[Tex/LaTex] Why are the latex, pdflatex and pdftex binaries identical

tex-core

I apologize if this question is somewhat off-topic but I think that this is the best place to find an answer. This is sort of an oddity that's confused me for years. When I run latex -v I get:

pdfTeX 3.14159265-2.6-1.40.15 (TeX Live 2014)
kpathsea version 6.2.0
Copyright 2014 Peter Breitenlohner (eTeX)/Han The Thanh (pdfTeX).
There is NO warranty.  Redistribution of this software is
covered by the terms of both the pdfTeX copyright and
the Lesser GNU General Public License.
For more information about these matters, see the file
named COPYING and the pdfTeX source.
Primary author of pdfTeX: Peter Breitenlohner (eTeX)/Han The Thanh (pdfTeX).
Compiled with libpng 1.6.10; using libpng 1.6.10
Compiled with zlib 1.2.8; using zlib 1.2.8
Compiled with xpdf version 3.03

which is the same thing that I see if I run pdflatex -v. Diving a little deeper, I find that:

 ls -l /usr/local/texlive/2014/bin/x86_64-linux/latex
lrwxrwxrwx 1 root root 6 Aug 15  2009 /usr/local/texlive/2014/bin/x86_64-linux/latex -> pdftex*

and

 ls -l /usr/local/texlive/2014/bin/x86_64-linux/pdflatex
lrwxrwxrwx 1 root root 6 Aug 15  2009 /usr/local/texlive/2014/bin/x86_64-linux/pdflatex -> pdftex*

So it seems that latex and pdflatex are in fact the same. But obviously they are not. latex produces dvi files and pdflatex produces pdf files, just as they are supposed to. This question was raised before as a "how question": How can latex and pdflatex be both symbolic links to same executable (pdftex) and not behave the same? to which the answer is argv[0].

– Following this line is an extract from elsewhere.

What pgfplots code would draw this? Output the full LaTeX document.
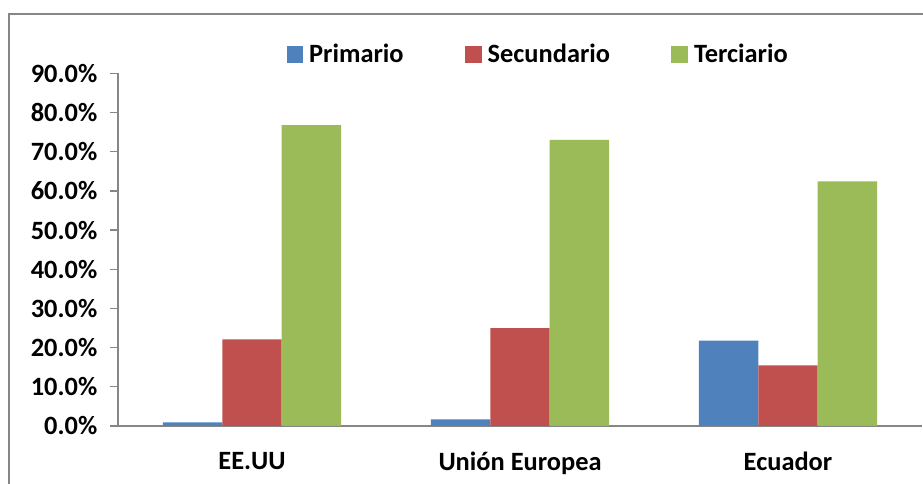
\documentclass[border=0pt]{standalone}
\usepackage{pgfplots}
\pgfplotsset{compat=1.18}
\usepackage{fontspec}
\setmainfont{Carlito}
\definecolor{cblue}{HTML}{4F81BD}
\definecolor{cred}{HTML}{C0504D}
\definecolor{cgreen}{HTML}{9BBB59}
\definecolor{axgray}{HTML}{868686}
\begin{document}
\begin{tikzpicture}[x=1pt,y=1pt]
\useasboundingbox (0,0) rectangle (692.25,363);
\draw[axgray, line width=1.1pt] (6.75,-20) -- (6.75,352.5) -- (720,352.5);
\begin{axis}[
  at={(88.5pt,43.5pt)}, anchor=south west,
  scale only axis, width=603pt, height=264.5pt,
  xmin=-0.5, xmax=2.5, ymin=0, ymax=90,
  ybar=0pt, bar width=44.6pt,
  axis x line*=bottom, axis y line*=left,
  axis line style={axgray, line width=1pt, -},
  every tick/.style={axgray, line width=1pt},
  tick align=outside,
  xtick={0,1,2}, xticklabels={EE.UU, Unión Europea, Ecuador},
  x tick style={draw=none},
  extra x ticks={-0.5,0.5,1.5,2.5}, extra x tick labels={},
  extra x tick style={major tick length=6pt, x tick style={axgray, line width=1pt}},
  ytick={0,10,...,90}, major tick length=6pt,
  font=\fontsize{19.8}{23}\selectfont\bfseries,
  yticklabel={\pgfmathprintnumber[fixed,fixed zerofill,precision=1,assume math mode=true]{\tick}\%},
  yticklabel style={xshift=-6pt},
  xticklabel style={yshift=-10pt},
  legend columns=3,
  legend style={at={(0.523,1.054)}, anchor=center, draw=none, fill=none,
    font=\fontsize{19.8}{23}\selectfont\bfseries,
    /tikz/every even column/.append style={column sep=44pt}},
  legend image code/.code={\fill (0pt,-6.25pt) rectangle (12.5pt,6.25pt); \path (15pt,0pt);},
]
\addplot[fill=cblue, draw=none] coordinates {(0,0.95) (1,1.7) (2,21.8)};
\addplot[fill=cred, draw=none] coordinates {(0,22.1) (1,25.0) (2,15.5)};
\addplot[fill=cgreen, draw=none] coordinates {(0,76.8) (1,73.0) (2,62.4)};
\legend{Primario, Secundario, Terciario}
\end{axis}
\end{tikzpicture}
\end{document}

But why? Why are the programs packaged in the same binary and with the same versioning data? I don't think I've encountered this kind of approach anywhere else–it just seems so hacky. Why not maintain separate executables instead of a single executable with an argv switch-case?

Best Answer

It is no different to asking why two java executables use the same java runtime. plain tex and latex both need a tex engine to execute the code, they differ in which format file (ie a memory dump of definitions) they load. Classically that was specified by a commandline argument tex &plain v tex &latex but as a convenience web2c implementations can use the program name to default the format. Similarly the output format (dvi or pdf) can be specified on the command line (or using tex syntax within the file) but the program name can be used to default it.

Note it's really not two different executables packaged as one, it is just defaulting the commandline arguments, for example

pdflatex '\pdfoutput=0 \input' file

or

pdflatex --output-format=dvi file

use commandline arguments to produce dvi files using pdflatex.

The behaviour is identical to

latex file

It is just that --output-format gets a different default if the command name is latex.